Portugal tornava-se há dois anos na terceira «experiência», a seguir à Irlanda e à Grécia, da estratégia de exploração dos trabalhadores, de empobrecimento dos povos, de colonização económica de vários estados e de transferência de recursos públicos e do trabalho para o capital financeiro. Hoje são muitos os que, mesmo não querendo ou ocultando-o, dão a razão ao PCP quando muito acertadamente este apelidou o memorando de entendimento como um pacto de agressão contra o povo e o País e se recusou a reunir com a troika estrangeira. Segundo estudos de opinião recentemente divulgados, a maioria dos portugueses está contra a aplicação do pacto de agressão e quer ver a troika fora de Portugal.

E com razão! Passados dois anos, é evidente o tsunami de destruição económica e social que é o pacto de agressão. O desemprego que em 2011 se situava já na altíssima taxa de 12,7% disparou para uma taxa oficial de mais de 18%. Se os cerca de 200 mil portugueses que emigraram em 2011 e 2012 à procura de emprego tivessem permanecido em Portugal, então esta taxa estaria já muito acima dos 20%. De qualquer forma, o balanço é assustador: mais 430 mil desempregados em dois anos. A pobreza disparou e os dados disponíveis apontam para uma taxa de população a viver em risco de pobreza que pode rondar os 40%. Fenómenos como a fome são relatados nas mais diversas zonas do País.

A recessão aprofunda-se vertiginosamente.

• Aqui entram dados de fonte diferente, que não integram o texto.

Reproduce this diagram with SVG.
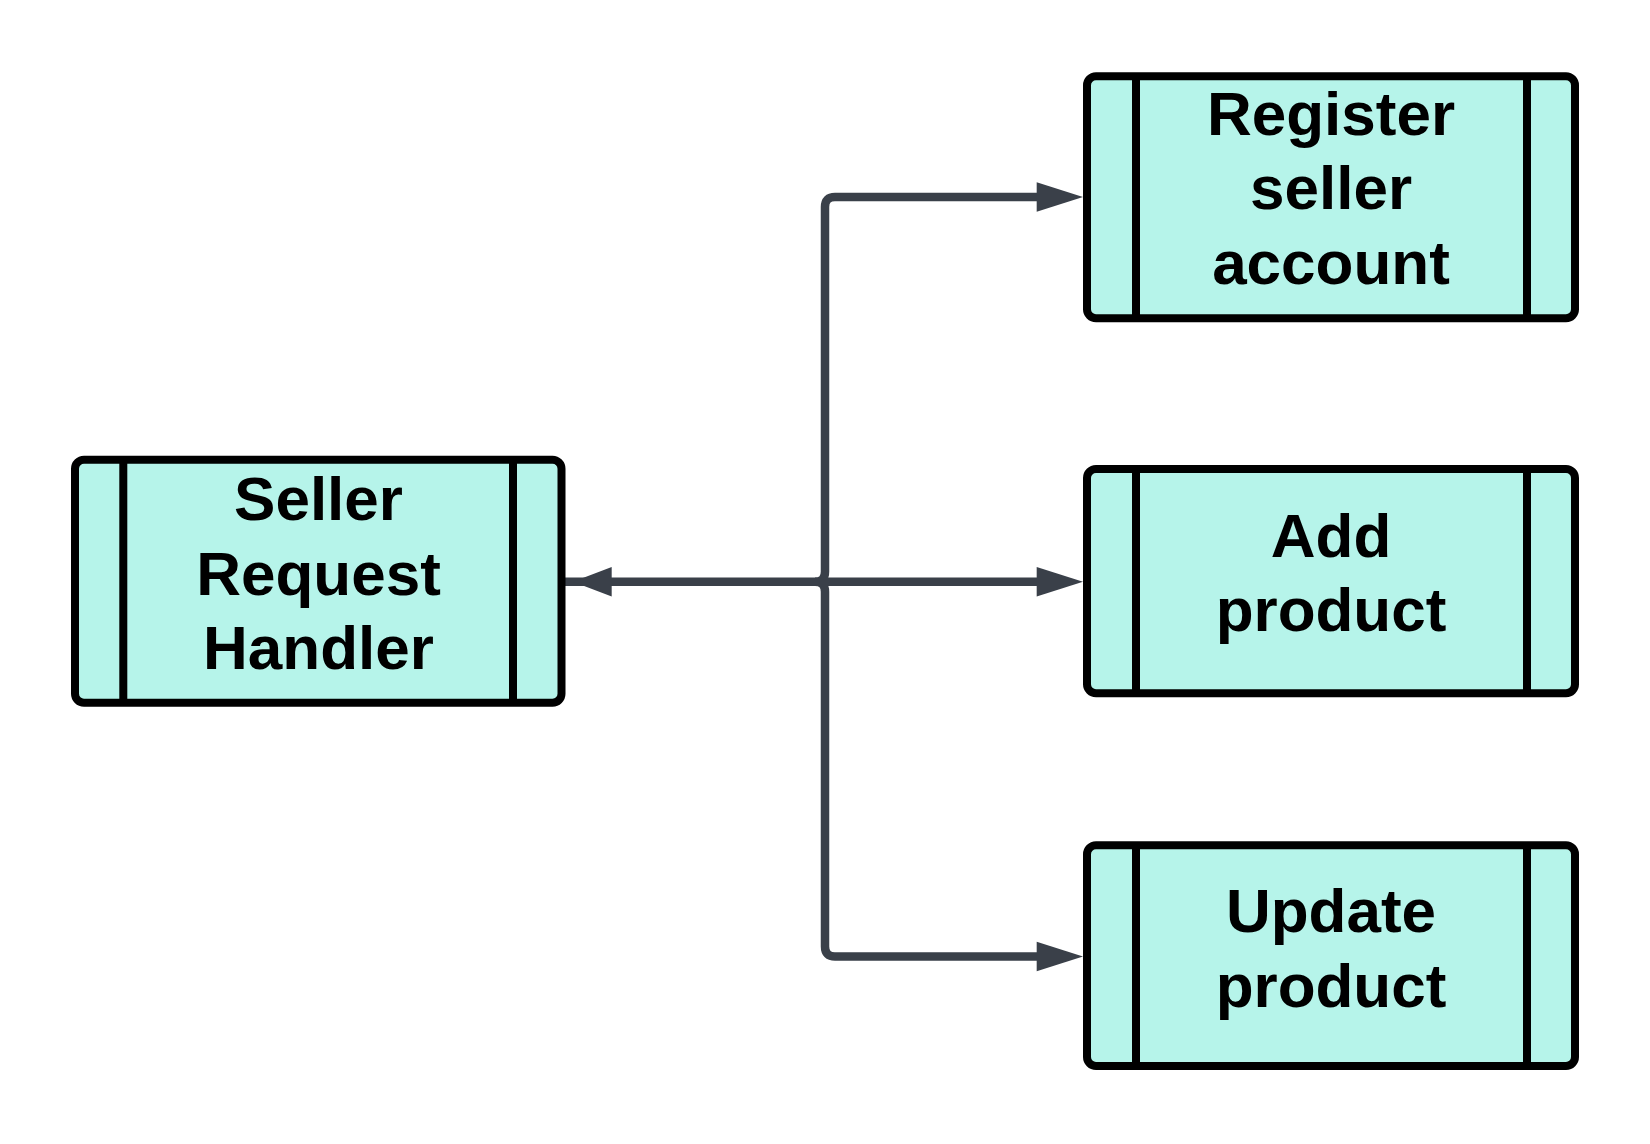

Segundo as previsões iniciais contidas no memorando da troika, o PIB português deveria estar este ano a crescer 1,2%. As últimas previsões indicam uma queda do PIB na ordem dos 3,3%, acompanhada por quebras acentuadas no consumo privado e no investimento público e por um abrandamento acentuado das exportações. A dívida pública portuguesa era em 2011 de 108,3% do PIB, hoje está nos 123,6%. Tal significa que a aplicação do pacto de agressão (só por si um endividamento do Estado português em mais de 110 mil milhões de euros) se traduziu na perda directa de mais de 17 mil milhões de euros em dois anos!

Ruptura profunda é urgente

Mas não nos ficamos por aqui. Tudo foi feito em função do chamado «equilíbrio das contas públicas». Ora esse «equilíbrio» traduziu-se num aumento do défice das contas públicas de 4,4% em 2011 para 5,5% em 2013.

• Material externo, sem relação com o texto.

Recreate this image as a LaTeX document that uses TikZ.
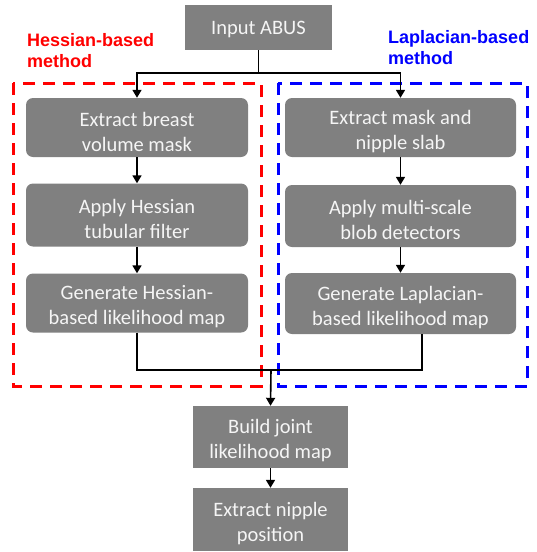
\documentclass[tikz,border=0pt]{standalone}
\usepackage{fontspec}
\setmainfont{Carlito}
\newfontfamily\labfont{Liberation Sans}
\usetikzlibrary{arrows.meta,positioning}
\definecolor{boxgray}{RGB}{128,128,128}
\definecolor{boxtext}{RGB}{245,245,245}
\definecolor{hred}{RGB}{255,0,0}
\definecolor{lblue}{RGB}{0,0,255}
\tikzset{
  stepbox/.style={fill=boxgray, inner sep=0pt},
  roundbox/.style={stepbox, rounded corners=7pt},
  boxlabel/.style={text=boxtext, align=center, inner sep=0pt, yshift=-4pt,
    font=\fontsize{20.5}{25}\selectfont},
  conn/.style={line width=1.6pt, black},
  arr/.style={conn, -{Triangle[length=8pt,width=9pt]}},
  dashbox/.style={line width=3pt, dash pattern=on 12pt off 8pt},
  methodlabel/.style={font=\labfont\bfseries\fontsize{18}{21}\selectfont, align=left, anchor=north west, inner sep=0pt}
}
\begin{document}
\begin{tikzpicture}[x=1pt,y=-1pt]
\useasboundingbox (0,0) rectangle (537,552);
% dashed method frames
\draw[dashbox, hred] (13,83) rectangle (261,386);
\draw[dashbox, lblue] (278,83) rectangle (527,386);
% method labels
\node[methodlabel, text=hred] (hlab) at (27,33) {Hessian-based\\method};
\node[methodlabel, text=lblue] (llab) at (388,30) {Laplacian-based\\method};
% boxes
\node[stepbox, minimum width=147pt, minimum height=45pt,
  label={[boxlabel, yshift=2pt]center:Input ABUS}] (in) at (258.5,27.5) {};
\node[roundbox, minimum width=222pt, minimum height=59pt,
  label={[boxlabel]center:Extract breast\\volume mask}] (l1) at (137,127.5) {};
\node[roundbox, minimum width=222pt, minimum height=63pt,
  label={[boxlabel]center:Apply Hessian\\tubular filter}] (l2) at (137,215) {};
\node[roundbox, minimum width=222pt, minimum height=59pt,
  label={[boxlabel]center:Generate Hessian-\\based likelihood map}] (l3) at (137,303) {};
\node[roundbox, minimum width=231pt, minimum height=59pt,
  label={[boxlabel]center:Extract mask and\\nipple slab}] (r1) at (400.5,127.5) {};
\node[roundbox, minimum width=231pt, minimum height=62pt,
  label={[boxlabel]center:Apply multi-scale\\blob detectors}] (r2) at (400.5,216) {};
\node[roundbox, minimum width=231pt, minimum height=61pt,
  label={[boxlabel]center:Generate Laplacian-\\based likelihood map}] (r3) at (400.5,303.5) {};
\node[stepbox, minimum width=155pt, minimum height=62pt,
  label={[boxlabel]center:Build joint\\likelihood map}] (bj) at (270.5,437) {};
\node[stepbox, minimum width=155pt, minimum height=63pt,
  label={[boxlabel]center:Extract nipple\\position}] (en) at (270.5,519.5) {};
% connectors
\coordinate (split) at (258.5,73);
\coordinate (join) at (271,370);
\coordinate (rdrop) at (422,334);
\draw[conn] (in.south) -- (split);
\draw[arr] (split) -| (l1.north);
\draw[arr] (split) -| (r1.north);
\draw[arr] (l1) -- (l2);
\draw[arr] (l2) -- (l3);
\draw[arr] (r1) -- (r2);
\draw[arr] (r2) -- (r3);
\draw[conn] (l3.south) |- (join);
\draw[conn] (rdrop) |- (join);
\draw[arr] (join) -- (bj.north);
\draw[arr] (bj) -- (en);
\end{tikzpicture}
\end{document}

É este o cenário de catástrofe económica e social que o comunicado do Conselho de Estado da passada segunda-feira ignora de uma forma absolutamente inacreditável, transformando-o num tremendo insulto e desrespeito para com a esmagadora maioria dos portugueses. Mas será que estamos perante um mero erro que Governo e Presidente da República se recusam a reconhecer? Não! Obviamente que não! A questão é bem mais funda do que isso. Como o demonstra também o comunicado do Conselho de Estado, o pacto de agressão foi um instrumento, uma forma concreta de prosseguir uma estratégia do capital contra o trabalho. E o que Cavaco quis discutir, e a União Europeia pretende concretizar no Conselho Europeu de Junho, é como institucionalizar e eternizar as políticas que até agora têm sido concretizadas por via dos «memorandos». É por isso que a posição do PS de distanciamento tácito do memorando se torna ridícula quando o PS é, mais uma vez, um dos mais entusiásticos paladinos do chamado «aprofundamento da União Económica e Monetária» e do salto federalista.

Já se escreve que só um milagre pode salvar Portugal, e Cavaco até já invoca a Nossa Senhora de Fátima para defender o indefensável. Mas o que salvará Portugal é uma ruptura profunda e cada vez mais urgente. Com o pacto, com a política de direita e com as políticas e orientações da União Europeia. E isso, como se pode constatar, só a luta poderá impor. O próximo sábado é um momento fundamental para salvar Portugal. Com a luta do seu povo!